> _Directive_
Beginning with the first line of the data below, reproduce every line unchanged, ending with the line that holds "percent = [77.0, 14.4, 3.6, 5.0]".

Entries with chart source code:
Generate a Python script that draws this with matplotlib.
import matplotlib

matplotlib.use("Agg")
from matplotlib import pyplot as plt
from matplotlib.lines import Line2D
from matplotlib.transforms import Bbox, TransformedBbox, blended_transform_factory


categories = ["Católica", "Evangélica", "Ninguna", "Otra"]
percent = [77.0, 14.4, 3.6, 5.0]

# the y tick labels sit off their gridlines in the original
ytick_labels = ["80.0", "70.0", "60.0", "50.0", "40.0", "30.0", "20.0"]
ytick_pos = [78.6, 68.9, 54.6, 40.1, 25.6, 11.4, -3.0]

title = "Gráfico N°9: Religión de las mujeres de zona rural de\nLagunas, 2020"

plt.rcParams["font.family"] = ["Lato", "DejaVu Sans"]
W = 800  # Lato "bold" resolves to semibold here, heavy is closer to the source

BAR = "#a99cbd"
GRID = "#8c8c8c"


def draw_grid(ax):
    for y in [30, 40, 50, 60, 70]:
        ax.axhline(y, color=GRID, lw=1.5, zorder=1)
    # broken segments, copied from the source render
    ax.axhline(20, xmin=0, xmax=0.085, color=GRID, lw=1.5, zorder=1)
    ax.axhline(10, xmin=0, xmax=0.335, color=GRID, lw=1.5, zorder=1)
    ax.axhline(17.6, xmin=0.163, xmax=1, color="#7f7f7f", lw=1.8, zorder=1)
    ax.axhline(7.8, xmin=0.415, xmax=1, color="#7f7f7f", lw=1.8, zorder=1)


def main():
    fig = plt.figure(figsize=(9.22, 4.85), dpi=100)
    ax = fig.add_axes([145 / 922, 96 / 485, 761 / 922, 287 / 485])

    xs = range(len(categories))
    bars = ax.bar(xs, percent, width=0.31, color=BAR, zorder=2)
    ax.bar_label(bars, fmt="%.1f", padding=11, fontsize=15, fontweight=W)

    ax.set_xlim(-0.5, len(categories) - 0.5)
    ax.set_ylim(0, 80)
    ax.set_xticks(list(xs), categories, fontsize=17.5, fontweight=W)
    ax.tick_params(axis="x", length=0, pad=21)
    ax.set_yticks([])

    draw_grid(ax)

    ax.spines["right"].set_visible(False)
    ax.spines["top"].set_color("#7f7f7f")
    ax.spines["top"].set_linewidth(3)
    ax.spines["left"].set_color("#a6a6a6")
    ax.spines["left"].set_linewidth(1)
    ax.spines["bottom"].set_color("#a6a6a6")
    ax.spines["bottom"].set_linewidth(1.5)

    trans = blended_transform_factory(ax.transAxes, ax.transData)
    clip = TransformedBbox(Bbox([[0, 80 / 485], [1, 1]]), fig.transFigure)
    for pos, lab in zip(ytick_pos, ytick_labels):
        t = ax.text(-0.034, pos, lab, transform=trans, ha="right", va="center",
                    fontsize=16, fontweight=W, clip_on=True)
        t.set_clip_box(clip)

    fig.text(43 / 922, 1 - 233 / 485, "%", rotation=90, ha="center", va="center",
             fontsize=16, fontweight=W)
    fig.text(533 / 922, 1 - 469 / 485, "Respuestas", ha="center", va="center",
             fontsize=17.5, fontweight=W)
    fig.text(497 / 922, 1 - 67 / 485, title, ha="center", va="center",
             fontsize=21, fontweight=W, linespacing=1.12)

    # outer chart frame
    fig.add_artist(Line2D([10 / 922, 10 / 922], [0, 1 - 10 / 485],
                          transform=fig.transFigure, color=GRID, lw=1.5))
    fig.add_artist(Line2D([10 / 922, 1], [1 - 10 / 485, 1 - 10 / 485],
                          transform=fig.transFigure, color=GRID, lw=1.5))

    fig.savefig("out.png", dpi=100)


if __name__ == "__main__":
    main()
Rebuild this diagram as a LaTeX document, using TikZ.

> _Correct answer_
Generate a Python script that draws this with matplotlib.
import matplotlib

matplotlib.use("Agg")
from matplotlib import pyplot as plt
from matplotlib.lines import Line2D
from matplotlib.transforms import Bbox, TransformedBbox, blended_transform_factory


categories = ["Católica", "Evangélica", "Ninguna", "Otra"]
percent = [77.0, 14.4, 3.6, 5.0]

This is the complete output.